What you are asked to do:
Please write out the lines of the data exactly, beginning with the first and ending with the line containing "bar_index = list(range(65))"; leave the pictures behind.

Raw data:

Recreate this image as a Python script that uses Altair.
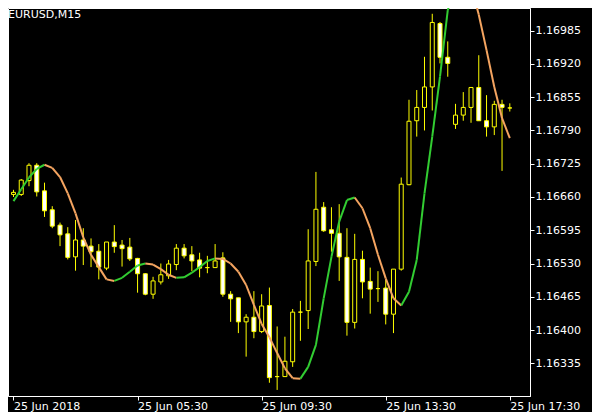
import altair as alt
import pandas as pd

symbol = "EURUSD,M15"

bar_index = list(range(65))

opens = [1.16665, 1.16665, 1.16692, 1.16722, 1.16672, 1.16635, 1.16605, 1.16588, 1.16543, 1.16576,
         1.16564, 1.16554, 1.16521, 1.16572, 1.16566, 1.16562, 1.16540, 1.16510, 1.16470, 1.16494,
         1.16506, 1.16528, 1.16560, 1.16547, 1.16537, 1.16522, 1.16522, 1.16541, 1.16470, 1.16463,
         1.16416, 1.16425, 1.16397, 1.16448, 1.16309, 1.16309, 1.16338, 1.16435, 1.16438, 1.16534,
         1.16640, 1.16596, 1.16589, 1.16542, 1.16415, 1.16538, 1.16495, 1.16481, 1.16482, 1.16431,
         1.16519, 1.16684, 1.16809, 1.16835, 1.16875, 1.16999, 1.16933, 1.16802, 1.16820, 1.16835,
         1.16874, 1.16809, 1.16797, 1.16841, 1.16834]

highs = [1.16674, 1.16695, 1.16726, 1.16726, 1.16688, 1.16642, 1.16610, 1.16601, 1.16615, 1.16599,
         1.16579, 1.16568, 1.16572, 1.16605, 1.16576, 1.16580, 1.16541, 1.16511, 1.16504, 1.16530,
         1.16537, 1.16568, 1.16568, 1.16564, 1.16551, 1.16545, 1.16568, 1.16552, 1.16476, 1.16463,
         1.16431, 1.16476, 1.16470, 1.16483, 1.16407, 1.16387, 1.16441, 1.16457, 1.16597, 1.16709,
         1.16650, 1.16640, 1.16646, 1.16599, 1.16588, 1.16555, 1.16522, 1.16515, 1.16498, 1.16519,
         1.16698, 1.16850, 1.16869, 1.16934, 1.17018, 1.17002, 1.16964, 1.16842, 1.16865, 1.16874,
         1.16937, 1.16859, 1.16848, 1.16850, 1.16843]

lows = [1.16660, 1.16662, 1.16681, 1.16661, 1.16621, 1.16599, 1.16564, 1.16538, 1.16516, 1.16527,
        1.16523, 1.16499, 1.16517, 1.16551, 1.16524, 1.16535, 1.16473, 1.16468, 1.16461, 1.16489,
        1.16500, 1.16517, 1.16540, 1.16515, 1.16503, 1.16511, 1.16522, 1.16465, 1.16416, 1.16394,
        1.16348, 1.16384, 1.16394, 1.16297, 1.16283, 1.16309, 1.16328, 1.16379, 1.16402, 1.16525,
        1.16592, 1.16553, 1.16496, 1.16389, 1.16403, 1.16462, 1.16432, 1.16455, 1.16411, 1.16394,
        1.16516, 1.16683, 1.16778, 1.16790, 1.16829, 1.16921, 1.16895, 1.16793, 1.16809, 1.16805,
        1.16809, 1.16778, 1.16781, 1.16711, 1.16827]

closes = [1.16669, 1.16693, 1.16722, 1.16670, 1.16633, 1.16603, 1.16586, 1.16542, 1.16576, 1.16564,
          1.16553, 1.16523, 1.16572, 1.16563, 1.16559, 1.16539, 1.16510, 1.16470, 1.16496, 1.16508,
          1.16529, 1.16560, 1.16545, 1.16535, 1.16521, 1.16522, 1.16535, 1.16470, 1.16461, 1.16416,
          1.16425, 1.16397, 1.16447, 1.16307, 1.16309, 1.16339, 1.16435, 1.16435, 1.16535, 1.16636,
          1.16594, 1.16589, 1.16543, 1.16415, 1.16538, 1.16494, 1.16480, 1.16481, 1.16431, 1.16519,
          1.16685, 1.16808, 1.16835, 1.16875, 1.17001, 1.16933, 1.16921, 1.16820, 1.16835, 1.16874,
          1.16809, 1.16797, 1.16841, 1.16835, 1.16834]

ma = [1.16652, 1.16675, 1.16698, 1.16715, 1.16723, 1.16717, 1.16699, 1.16667, 1.16628, 1.16581,
      1.16547, 1.16523, 1.16499, 1.16496, 1.16502, 1.16514, 1.16526, 1.16530, 1.16528, 1.16519,
      1.16508, 1.16502, 1.16503, 1.16512, 1.16523, 1.16535, 1.16540, 1.16539, 1.16530, 1.16514,
      1.16488, 1.16449, 1.16412, 1.16386, 1.16355, 1.16325, 1.16306, 1.16305, 1.16328, 1.16371,
      1.16462, 1.16543, 1.16612, 1.16654, 1.16659, 1.16638, 1.16599, 1.16547, 1.16501, 1.16462,
      1.16448, 1.16475, 1.16537, 1.16667, 1.16778, 1.16895, 1.17025, 1.17074, 1.17094, 1.17074,
      1.17016, 1.16947, 1.16875, 1.16814, 1.16775]

y_ticks = [1.16335, 1.16400, 1.16465, 1.16530, 1.16595, 1.16660,
           1.16725, 1.16790, 1.16855, 1.16920, 1.16985]
x_tick_pos = [0, 16, 32, 48, 64]
x_tick_labels = ["25 Jun 2018", "25 Jun 05:30", "25 Jun 09:30", "25 Jun 13:30", "25 Jun 17:30"]

YELLOW = "#FFFF00"
GREEN = "#32CD32"
ORANGE = "#F4A460"
FONT = "DejaVu Sans"

candles = pd.DataFrame({"i": bar_index, "open": opens, "high": highs,
                        "low": lows, "close": closes})
candles["kind"] = ["bear" if c < o else "bull" for o, c in zip(opens, closes)]

seg = pd.DataFrame({"i": bar_index[:-1], "i2": bar_index[1:],
                    "v": ma[:-1], "v2": ma[1:]})
seg["dir"] = ["up" if b > a else "down" for a, b in zip(ma[:-1], ma[1:])]

label_expr = ("[" + ",".join("'%s'" % s for s in x_tick_labels) + "][indexof(["
              + ",".join(str(p) for p in x_tick_pos) + "], datum.value)]")

x_scale = alt.Scale(domain=[-0.0632, 65.96], nice=False, zero=False)
y_scale = alt.Scale(domain=[1.162711, 1.170293], nice=False, zero=False)

x_axis = alt.Axis(values=x_tick_pos, labelExpr=label_expr, labelAlign="left",
                  labelBaseline="top", tickSize=4, labelPadding=0, title=None,
                  grid=False, labelColor="white", tickColor="white",
                  domainColor="white", labelFont=FONT, labelFontSize=11,
                  labelOverlap=False, labelFlush=False, labelBound=False)
y_axis = alt.Axis(orient="right", values=y_ticks, format=".5f", tickSize=4,
                  labelPadding=1, title=None, grid=False, labelColor="white",
                  tickColor="white", domainColor="white", labelFont=FONT,
                  labelFontSize=11, labelOverlap=False, labelBound=False,
                  labelFlush=False)

base = alt.Chart(candles)

wicks = base.mark_rule(color=YELLOW, strokeWidth=1, clip=True).encode(
    x=alt.X("i:Q", scale=x_scale, axis=x_axis),
    y=alt.Y("low:Q", scale=y_scale, axis=y_axis),
    y2="high:Q",
)

bodies = base.mark_bar(size=4, stroke=YELLOW, strokeWidth=1, clip=True).encode(
    x=alt.X("i:Q", scale=x_scale, axis=x_axis),
    y=alt.Y("open:Q", scale=y_scale, axis=y_axis),
    y2="close:Q",
    fill=alt.Fill("kind:N", scale=alt.Scale(domain=["bull", "bear"],
                                            range=["#000000", "#FFFFFF"]), legend=None),
)

line = alt.Chart(seg).mark_rule(strokeWidth=2, clip=True).encode(
    x=alt.X("i:Q", scale=x_scale, axis=x_axis),
    x2="i2:Q",
    y=alt.Y("v:Q", scale=y_scale, axis=y_axis),
    y2="v2:Q",
    color=alt.Color("dir:N", scale=alt.Scale(domain=["up", "down"],
                                             range=[GREEN, ORANGE]), legend=None),
)

title = alt.Chart(pd.DataFrame({"t": [symbol]})).mark_text(
    align="left", baseline="alphabetic", color="white", font=FONT, fontSize=11
).encode(x=alt.value(0), y=alt.value(10), text="t:N")

chart = alt.layer(wicks, bodies, line, title).properties(
    width=522, height=388,
    background="black",
    autosize=alt.AutoSizeParams(type="none"),
    padding={"left": 0, "top": 0, "right": 62, "bottom": 16},
).configure_view(fill="black", stroke="white", strokeWidth=1
).configure_axis(labelOverlap=False, labelFlush=False)

chart.save("out.html", embed_options={"renderer": "svg", "actions": False})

Answer to this task:
Recreate this image as a Python script that uses Altair.
import altair as alt
import pandas as pd

symbol = "EURUSD,M15"

bar_index = list(range(65))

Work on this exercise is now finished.